President Roh Moo-hyun’s public address on Liberation Day left much to be desired. Right now, the Korean people are losing hope. The streets are filled with millions of credit delinquents, people living in poverty and unemployed youths. The recession has left private business owners and small to mid-size businesses in a dying condition. High prices are strangling lower-income people and housewives.
The president only mentioned one line about this reality: “Right now, we feel it with our skin that the economy is difficult.” Instead, he spent most of his time emphasizing the need to clean up the past. How are the president and the people ever going to become of the same mind and open the future?

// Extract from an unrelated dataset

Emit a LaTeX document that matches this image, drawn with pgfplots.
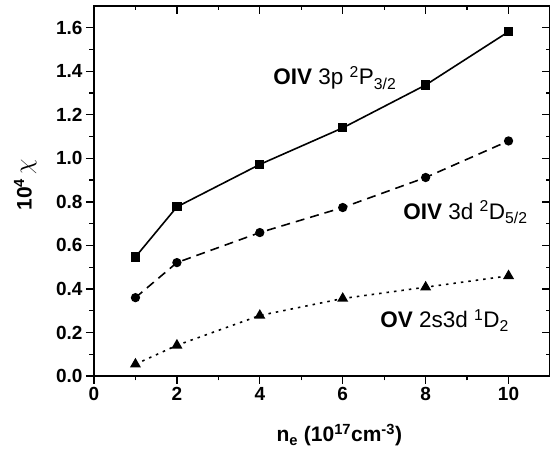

President Roh proposed to the National Assembly that we establish a special commission to verify the facts in our history. He wants the commission to deal with pro-Japanese activities during the colonial period along with human rights violations and illegal activities by governments in the past. It is obvious how the National Assembly session will proceed. The “public welfare and economic revival” issues that the Uri Party promised to pay attention to are now history. There will only be perennial and extreme political bickering.
The president’s concept of history as shown in the speech is flawed. He said our past was characterized by “disunion and strife” and “violations and vested interests.” If this is true, what about our “legendary economic and democratic achievements” and our being “the world’s 11th biggest economy,” which even President Roh acknowledged? History has its merits and demerits, its lights and shadows. It should not be approached solely from a negative perspective.
Of course, it is necessary to explain and learn our lessons from our past mistakes. Yet how are the legislators and the political parties planning to tidy up the past period of 50 to 100 years? If the politics of today start organizing history according to partisan interests, there will never be an end to the political bickering.
If an Assembly entity were to be formed to deal with history, it would be better to establish a body comprised of professionals from various fields with political neutrality and expertise in research and analysis. The president, the government and the political community’s job is to pay attention to the people’s immediate needs. Only then will the people have hope.